City joins enormous rat race for federal stimulus funds
By Katelyn Gendron
Reminder Assistant Editor
WESTFIELD -- State funds are at a premium for local municipalities struggling to finance much-needed infrastructure repairs; combine that with the scramble for stimulus funds and the Commonwealth has itself a gargantuan rat race.
City officials are lobbying for $15 million in federal stimulus funding through the American Reinvestment and Recovery Act (ARRA) of 2009 and/or an allocation within the state's 2010 Transportation Improvement Program (TIP) to finance infrastructure repairs on Main and Broad streets.
Mayor Michael Boulanger told Reminder Publications that he, City Councilor Peter Miller and State Sen. Michael Knapik met with Jeff Simon, director of Infrastructure Investment at the Executive Office of Administration and Finance, last week to discuss the allocation process in further detail.
"We're doing the background and the diligence necessary to secure the [stimulus] money," Knapik said of the meeting with Simon. "The competition [for funding] will be fierce ... I don't want to get overly hopeful."

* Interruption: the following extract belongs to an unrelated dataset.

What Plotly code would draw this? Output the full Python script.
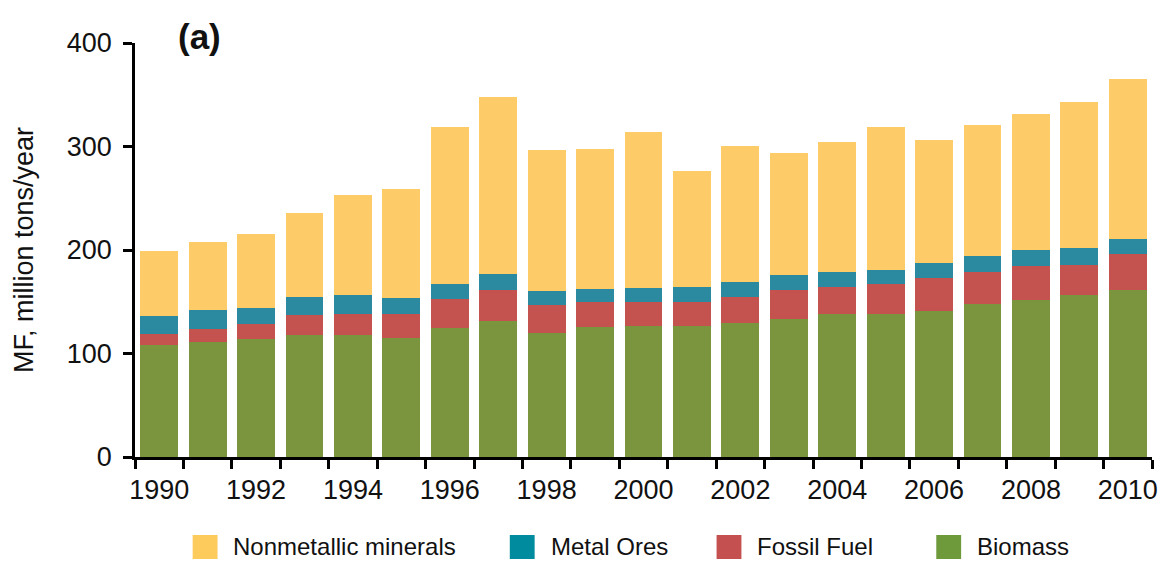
import plotly.graph_objects as go

years = [str(y) for y in range(1990, 2011)]
biomass = [108.3, 111.5, 114.1, 118.0, 118.0, 115.4, 125.0, 131.5, 119.9, 125.7, 126.7,
           126.7, 129.6, 133.4, 138.6, 138.6, 141.1, 148.2, 152.1, 156.6, 161.7]
fossil_fuel = [11.0, 12.3, 14.8, 19.3, 20.6, 23.2, 27.7, 29.9, 27.0, 24.4, 23.4,
               23.4, 25.1, 28.3, 25.7, 28.9, 32.2, 30.9, 32.8, 28.9, 34.7]
metal_ores = [17.0, 18.3, 15.1, 17.4, 18.0, 15.1, 14.5, 15.4, 13.5, 12.3, 13.2,
              14.2, 14.4, 14.2, 14.5, 13.2, 14.2, 15.1, 15.1, 16.4, 14.2]
nonmetallic = [62.7, 65.6, 71.4, 81.0, 96.5, 105.2, 151.5, 170.8, 136.1, 135.0, 150.5,
               111.9, 131.2, 117.7, 125.4, 138.0, 118.6, 126.4, 131.2, 140.9, 154.4]

tick_labels = [y if int(y) % 2 == 0 else "" for y in years]
y_ticks = [0, 100, 200, 300, 400]

FONT = "Liberation Sans, Arial, sans-serif"
W, H = 1165, 561
L, R, T, B = 135, 7, 43, 104

series = [
    ("Biomass", biomass, "#7A953D"),
    ("Fossil Fuel", fossil_fuel, "#C4534F"),
    ("Metal Ores", metal_ores, "#2B89A0"),
    ("Nonmetallic minerals", nonmetallic, "#FECB69"),
]

fig = go.Figure()
for name, vals, col in series:
    fig.add_trace(go.Bar(x=years, y=vals, name=name, marker=dict(color=col, line=dict(width=0)),
                         showlegend=False))

pw = W - L - R
ph = H - T - B


def px_x(px):
    return (px - L) / pw


def px_y(py):
    return (H - B - py) / ph


shapes = []
annotations = []
legend_items = [
    ("Nonmetallic minerals", "#FDCB5C", 193),
    ("Metal Ores", "#008B9F", 512),
    ("Fossil Fuel", "#C4514F", 720),
    ("Biomass", "#6F9A3B", 941),
]
for name, col, x0 in legend_items:
    shapes.append(dict(type="rect", xref="paper", yref="paper",
                       x0=px_x(x0), x1=px_x(x0 + 25), y0=px_y(559), y1=px_y(535),
                       fillcolor=col, line=dict(width=0)))
    annotations.append(dict(xref="paper", yref="paper", x=px_x(x0 + 40), y=px_y(546),
                            text=name, showarrow=False, xanchor="left", yanchor="middle",
                            borderpad=0,
                            font=dict(family=FONT, size=24, color="#111")))

annotations.append(dict(xref="paper", yref="paper", x=px_x(200), y=px_y(37), text="<b>(a)</b>",
                        showarrow=False, xanchor="center", yanchor="middle",
                        font=dict(family=FONT, size=35, color="#111")))

fig.update_layout(
    barmode="stack",
    bargap=0.22,
    width=W, height=H,
    margin=dict(l=L, r=R, t=T, b=B, pad=0),
    plot_bgcolor="white", paper_bgcolor="white",
    font=dict(family=FONT, size=27, color="#111"),
    showlegend=False,
    shapes=shapes,
    annotations=annotations,
    xaxis=dict(type="category", range=[-0.5, 20.5], tickmode="array", tickvals=years,
               ticktext=tick_labels, tickson="boundaries", ticks="outside", ticklen=9,
               tickwidth=2.5, tickcolor="black", showline=True, linecolor="black", linewidth=2.5,
               showgrid=False, zeroline=False, tickangle=0, ticklabelstandoff=7,
               tickfont=dict(family=FONT, size=27, color="#111")),
    yaxis=dict(range=[0, 400], tickvals=y_ticks, ticks="outside", ticklen=9, tickwidth=2.5,
               tickcolor="black", showline=True, linecolor="black", linewidth=2.5,
               showgrid=False, zeroline=False, ticklabelstandoff=6,
               tickfont=dict(family=FONT, size=27, color="#111"),
               title=dict(text="MF, million tons/year", standoff=26,
                          font=dict(family=FONT, size=27, color="#111"))),
)

fig.write_html("out.html")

He added that approximately $200 million is available for projects this summer, of which $100 million has already been allocated.
Boulanger explained that the project has already been trimmed from $19 million to $15 million in light of the limited supply of funds and massive demand.
Knapik noted that this project had an original price tag of $9 million in 2005 but was increased to $19 million after an inspection by MassHighway.
Boulanger explained that the reconstruction of Main and Broad streets will include new pavement and sidewalks compliant with the Americans with Disabilities Act.
"These [streets] are the gateways to our downtown," Miller said. "With the [$60 million Great River] Bridge Project helping to fix one of our entrances to the downtown we're hoping [the Main Street-Broad Street Project] will [make these areas] more pedestrian friendly."
He added that if granted stimulus funding, the TIP would then have money necessary to fund additional projects in the Pioneer Valley.
Boulanger noted that the project is completely designed and "shovel-ready."
"I'm optimistic that the project will begin sometime this fiscal year," he said, despite Knapik's reservations.